> **DATA EXTRACT**
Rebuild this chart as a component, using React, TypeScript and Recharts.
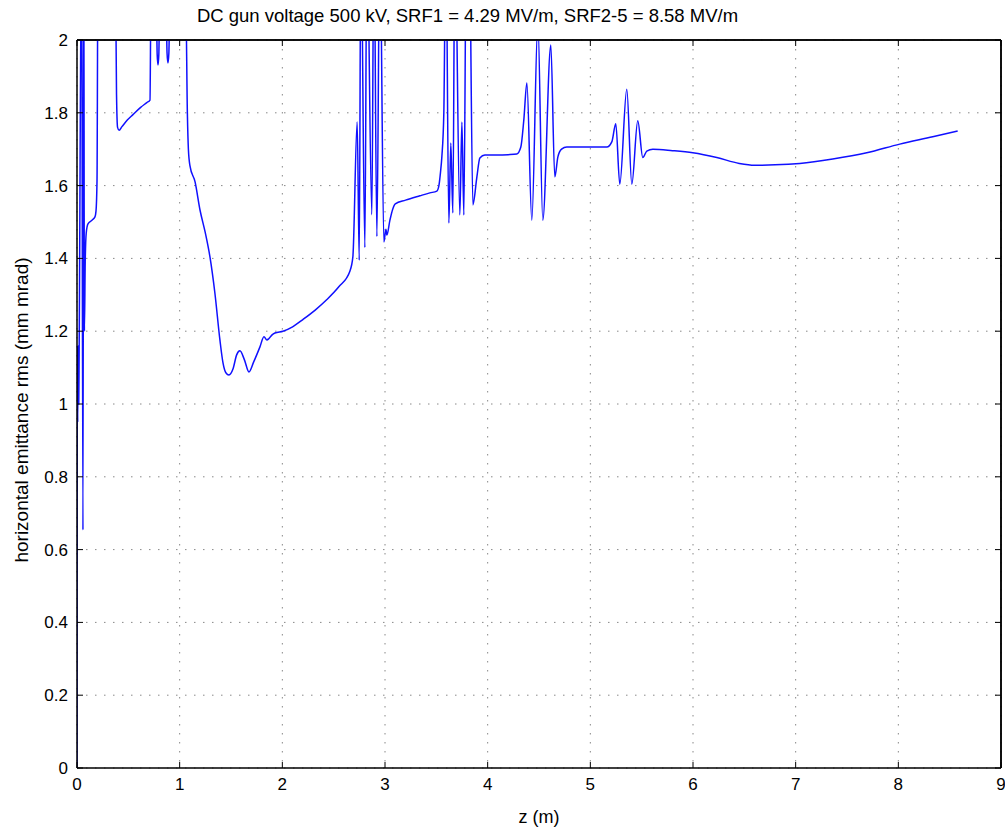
import React from "react";
import { LineChart, Line, XAxis, YAxis, CartesianGrid, ReferenceLine } from "recharts";

const zValues: number[] = [
  0, 0.003, 0.007, 0.012, 0.017, 0.021, 0.045, 0.058, 0.066, 0.072, 0.08, 0.09, 0.107, 0.146, 0.175, 0.185, 0.195, 0.205,
  0.37, 0.385, 0.395, 0.41, 0.438, 0.49, 0.545, 0.62, 0.68, 0.711, 0.72, 0.772, 0.781, 0.789, 0.797, 0.806,
  0.868, 0.877, 0.886, 0.895, 0.904,
  1.06, 1.075, 1.085, 1.1, 1.15, 1.198, 1.25, 1.295, 1.343, 1.392, 1.422, 1.45, 1.48, 1.52, 1.555, 1.587, 1.63,
  1.675, 1.72, 1.782, 1.821, 1.85, 1.87, 1.9, 1.928, 2.006, 2.1, 2.2, 2.32, 2.434, 2.55, 2.658,
  2.687, 2.729, 2.749, 2.765, 2.804, 2.824, 2.872, 2.892, 2.921, 2.95, 2.989, 3.009, 3.018, 3.048, 3.075, 3.1, 3.2, 3.34,
  3.437, 3.505, 3.525, 3.54, 3.554, 3.573, 3.593, 3.622, 3.641, 3.661, 3.681, 3.729, 3.749, 3.768, 3.793, 3.82, 3.856,
  3.895, 3.924, 3.973, 4.09, 4.2, 4.284, 4.323, 4.352, 4.382, 4.43, 4.489, 4.537, 4.615, 4.654, 4.684, 4.72, 4.771,
  4.995, 5.161, 5.209, 5.248, 5.287, 5.355, 5.404, 5.462, 5.511, 5.55, 5.609, 5.8, 5.998, 6.232, 6.45, 6.6, 6.8,
  7.04, 7.361, 7.692, 8.014, 8.335, 8.578,
];

const emittance: number[] = [
  0, 1.16, 0.95, 1.16, 1.0, 1.15, 2.3, 0.654, 2.3, 1.2, 1.39, 1.47, 1.495, 1.505, 1.514, 1.53, 1.615, 2.3,
  2.3, 1.85, 1.76, 1.752, 1.762, 1.78, 1.795, 1.815, 1.828, 1.835, 2.1, 2.1, 1.96, 1.931, 1.96, 2.1,
  2.1, 1.965, 1.937, 1.965, 2.1,
  2.1, 1.8, 1.7, 1.655, 1.61, 1.533, 1.47, 1.404, 1.305, 1.176, 1.113, 1.086, 1.08, 1.097, 1.135, 1.146, 1.122,
  1.088, 1.115, 1.157, 1.185, 1.176, 1.18, 1.19, 1.195, 1.2, 1.212, 1.232, 1.258, 1.287, 1.322, 1.365,
  1.404, 1.775, 1.395, 2.3, 1.43, 2.3, 1.52, 2.3, 1.46, 2.3, 1.445, 1.48, 1.464, 1.505, 1.535, 1.55, 1.56, 1.572,
  1.58, 1.585, 1.6, 1.635, 1.68, 1.8, 2.3, 1.497, 1.717, 1.525, 2.3, 1.519, 1.775, 1.519, 2.3, 2.3, 1.547,
  1.624, 1.676, 1.684, 1.684, 1.685, 1.687, 1.706, 1.78, 1.882, 1.505, 2.05, 1.505, 1.986, 1.624, 1.679, 1.7, 1.706,
  1.706, 1.706, 1.72, 1.77, 1.604, 1.865, 1.604, 1.778, 1.677, 1.695, 1.7, 1.696, 1.69, 1.677, 1.661, 1.656, 1.657,
  1.661, 1.673, 1.69, 1.714, 1.734, 1.75,
];

const xTicks: number[] = [0, 1, 2, 3, 4, 5, 6, 7, 8, 9];
const yTicks: number[] = [0, 0.2, 0.4, 0.6, 0.8, 1, 1.2, 1.4, 1.6, 1.8, 2];

const titleText = "DC gun voltage 500 kV, SRF1 = 4.29 MV/m, SRF2-5 = 8.58 MV/m";
const xLabelText = "z (m)";
const yLabelText = "horizontal emittance rms (mm mrad)";

const data = zValues.map((z, i) => ({ z, e: emittance[i] }));

const FONT = "'Liberation Sans', Arial, sans-serif";

export default function App() {
  return (
    <div style={{ position: "absolute", left: 0, top: 0, width: 1005, height: 832, background: "#fff", fontFamily: FONT }}>
      <LineChart
        width={1005}
        height={832}
        data={data}
        margin={{ top: 40, right: 4, bottom: 0, left: 0 }}
      >
        <CartesianGrid stroke="#888" strokeDasharray="1.5 7.5" />
        <XAxis
          type="number"
          dataKey="z"
          domain={[0, 9]}
          ticks={xTicks}
          allowDataOverflow
          height={64}
          tickSize={-6}
          tickMargin={16}
          axisLine={{ stroke: "#000", strokeWidth: 1.5 }}
          tickLine={{ stroke: "#000" }}
          tick={{ fill: "#000", fontSize: 17, fontFamily: FONT }}
          interval={0}
        />
        <XAxis
          xAxisId="top"
          orientation="top"
          mirror
          type="number"
          dataKey="z"
          domain={[0, 9]}
          ticks={xTicks}
          allowDataOverflow
          tickSize={6}
          tickFormatter={() => ""}
          axisLine={{ stroke: "#000", strokeWidth: 1.5 }}
          tickLine={{ stroke: "#000" }}
          interval={0}
        />
        <YAxis
          domain={[0, 2]}
          ticks={yTicks}
          allowDataOverflow
          width={77}
          tickSize={-6}
          tickMargin={15}
          axisLine={{ stroke: "#000", strokeWidth: 1.5 }}
          tickLine={{ stroke: "#000" }}
          tick={{ fill: "#000", fontSize: 17, fontFamily: FONT }}
          interval={0}
        />
        <YAxis
          yAxisId="right"
          orientation="right"
          mirror
          domain={[0, 2]}
          ticks={yTicks}
          allowDataOverflow
          tickSize={6}
          tickFormatter={() => ""}
          axisLine={{ stroke: "#000", strokeWidth: 1.5 }}
          tickLine={{ stroke: "#000" }}
          interval={0}
        />
        <ReferenceLine y={2} stroke="#000" strokeWidth={1.5} ifOverflow="visible" />
        <ReferenceLine x={9} stroke="#000" strokeWidth={1.5} ifOverflow="visible" />
        <Line
          type="monotoneX"
          dataKey="e"
          stroke="#1010ff"
          strokeWidth={1.5}
          dot={false}
          isAnimationActive={false}
        />
      </LineChart>
      <div style={{ position: "absolute", left: 0, width: 935, top: 5, textAlign: "center", fontSize: 18.5, color: "#000" }}>
        {titleText}
      </div>
      <div style={{ position: "absolute", left: 77, width: 924, top: 807, textAlign: "center", fontSize: 18, color: "#000" }}>
        {xLabelText}
      </div>
      <div
        style={{
          position: "absolute",
          left: 22,
          top: 410,
          transform: "translate(-50%, -50%) rotate(-90deg)",
          whiteSpace: "nowrap",
          fontSize: 19,
          color: "#000",
        }}
      >
        {yLabelText}
      </div>
    </div>
  );
}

> **TASK TO CARRY OUT**
Copy the material above in full and exactly, skipping pictures.

> **WRITTEN ANSWER**
Rebuild this chart as a component, using React, TypeScript and Recharts.
import React from "react";
import { LineChart, Line, XAxis, YAxis, CartesianGrid, ReferenceLine } from "recharts";

const zValues: number[] = [
  0, 0.003, 0.007, 0.012, 0.017, 0.021, 0.045, 0.058, 0.066, 0.072, 0.08, 0.09, 0.107, 0.146, 0.175, 0.185, 0.195, 0.205,
  0.37, 0.385, 0.395, 0.41, 0.438, 0.49, 0.545, 0.62, 0.68, 0.711, 0.72, 0.772, 0.781, 0.789, 0.797, 0.806,
  0.868, 0.877, 0.886, 0.895, 0.904,
  1.06, 1.075, 1.085, 1.1, 1.15, 1.198, 1.25, 1.295, 1.343, 1.392, 1.422, 1.45, 1.48, 1.52, 1.555, 1.587, 1.63,
  1.675, 1.72, 1.782, 1.821, 1.85, 1.87, 1.9, 1.928, 2.006, 2.1, 2.2, 2.32, 2.434, 2.55, 2.658,
  2.687, 2.729, 2.749, 2.765, 2.804, 2.824, 2.872, 2.892, 2.921, 2.95, 2.989, 3.009, 3.018, 3.048, 3.075, 3.1, 3.2, 3.34,
  3.437, 3.505, 3.525, 3.54, 3.554, 3.573, 3.593, 3.622, 3.641, 3.661, 3.681, 3.729, 3.749, 3.768, 3.793, 3.82, 3.856,
  3.895, 3.924, 3.973, 4.09, 4.2, 4.284, 4.323, 4.352, 4.382, 4.43, 4.489, 4.537, 4.615, 4.654, 4.684, 4.72, 4.771,
  4.995, 5.161, 5.209, 5.248, 5.287, 5.355, 5.404, 5.462, 5.511, 5.55, 5.609, 5.8, 5.998, 6.232, 6.45, 6.6, 6.8,
  7.04, 7.361, 7.692, 8.014, 8.335, 8.578,
];

const emittance: number[] = [
  0, 1.16, 0.95, 1.16, 1.0, 1.15, 2.3, 0.654, 2.3, 1.2, 1.39, 1.47, 1.495, 1.505, 1.514, 1.53, 1.615, 2.3,
  2.3, 1.85, 1.76, 1.752, 1.762, 1.78, 1.795, 1.815, 1.828, 1.835, 2.1, 2.1, 1.96, 1.931, 1.96, 2.1,
  2.1, 1.965, 1.937, 1.965, 2.1,
  2.1, 1.8, 1.7, 1.655, 1.61, 1.533, 1.47, 1.404, 1.305, 1.176, 1.113, 1.086, 1.08, 1.097, 1.135, 1.146, 1.122,
  1.088, 1.115, 1.157, 1.185, 1.176, 1.18, 1.19, 1.195, 1.2, 1.212, 1.232, 1.258, 1.287, 1.322, 1.365,
  1.404, 1.775, 1.395, 2.3, 1.43, 2.3, 1.52, 2.3, 1.46, 2.3, 1.445, 1.48, 1.464, 1.505, 1.535, 1.55, 1.56, 1.572,
  1.58, 1.585, 1.6, 1.635, 1.68, 1.8, 2.3, 1.497, 1.717, 1.525, 2.3, 1.519, 1.775, 1.519, 2.3, 2.3, 1.547,
  1.624, 1.676, 1.684, 1.684, 1.685, 1.687, 1.706, 1.78, 1.882, 1.505, 2.05, 1.505, 1.986, 1.624, 1.679, 1.7, 1.706,
  1.706, 1.706, 1.72, 1.77, 1.604, 1.865, 1.604, 1.778, 1.677, 1.695, 1.7, 1.696, 1.69, 1.677, 1.661, 1.656, 1.657,
  1.661, 1.673, 1.69, 1.714, 1.734, 1.75,
];

const xTicks: number[] = [0, 1, 2, 3, 4, 5, 6, 7, 8, 9];
const yTicks: number[] = [0, 0.2, 0.4, 0.6, 0.8, 1, 1.2, 1.4, 1.6, 1.8, 2];

const titleText = "DC gun voltage 500 kV, SRF1 = 4.29 MV/m, SRF2-5 = 8.58 MV/m";
const xLabelText = "z (m)";
const yLabelText = "horizontal emittance rms (mm mrad)";

const data = zValues.map((z, i) => ({ z, e: emittance[i] }));

const FONT = "'Liberation Sans', Arial, sans-serif";

export default function App() {
  return (
    <div style={{ position: "absolute", left: 0, top: 0, width: 1005, height: 832, background: "#fff", fontFamily: FONT }}>
      <LineChart
        width={1005}
        height={832}
        data={data}
        margin={{ top: 40, right: 4, bottom: 0, left: 0 }}
      >
        <CartesianGrid stroke="#888" strokeDasharray="1.5 7.5" />
        <XAxis
          type="number"
          dataKey="z"
          domain={[0, 9]}
          ticks={xTicks}
          allowDataOverflow
          height={64}
          tickSize={-6}
          tickMargin={16}
          axisLine={{ stroke: "#000", strokeWidth: 1.5 }}
          tickLine={{ stroke: "#000" }}
          tick={{ fill: "#000", fontSize: 17, fontFamily: FONT }}
          interval={0}
        />
        <XAxis
          xAxisId="top"
          orientation="top"
          mirror
          type="number"
          dataKey="z"
          domain={[0, 9]}
          ticks={xTicks}
          allowDataOverflow
          tickSize={6}
          tickFormatter={() => ""}
          axisLine={{ stroke: "#000", strokeWidth: 1.5 }}
          tickLine={{ stroke: "#000" }}
          interval={0}
        />
        <YAxis
          domain={[0, 2]}
          ticks={yTicks}
          allowDataOverflow
          width={77}
          tickSize={-6}
          tickMargin={15}
          axisLine={{ stroke: "#000", strokeWidth: 1.5 }}
          tickLine={{ stroke: "#000" }}
          tick={{ fill: "#000", fontSize: 17, fontFamily: FONT }}
          interval={0}
        />
        <YAxis
          yAxisId="right"
          orientation="right"
          mirror
          domain={[0, 2]}
          ticks={yTicks}
          allowDataOverflow
          tickSize={6}
          tickFormatter={() => ""}
          axisLine={{ stroke: "#000", strokeWidth: 1.5 }}
          tickLine={{ stroke: "#000" }}
          interval={0}
        />
        <ReferenceLine y={2} stroke="#000" strokeWidth={1.5} ifOverflow="visible" />
        <ReferenceLine x={9} stroke="#000" strokeWidth={1.5} ifOverflow="visible" />
        <Line
          type="monotoneX"
          dataKey="e"
          stroke="#1010ff"
          strokeWidth={1.5}
          dot={false}
          isAnimationActive={false}
        />
      </LineChart>
      <div style={{ position: "absolute", left: 0, width: 935, top: 5, textAlign: "center", fontSize: 18.5, color: "#000" }}>
        {titleText}
      </div>
      <div style={{ position: "absolute", left: 77, width: 924, top: 807, textAlign: "center", fontSize: 18, color: "#000" }}>
        {xLabelText}
      </div>
      <div
        style={{
          position: "absolute",
          left: 22,
          top: 410,
          transform: "translate(-50%, -50%) rotate(-90deg)",
          whiteSpace: "nowrap",
          fontSize: 19,
          color: "#000",
        }}
      >
        {yLabelText}
      </div>
    </div>
  );
}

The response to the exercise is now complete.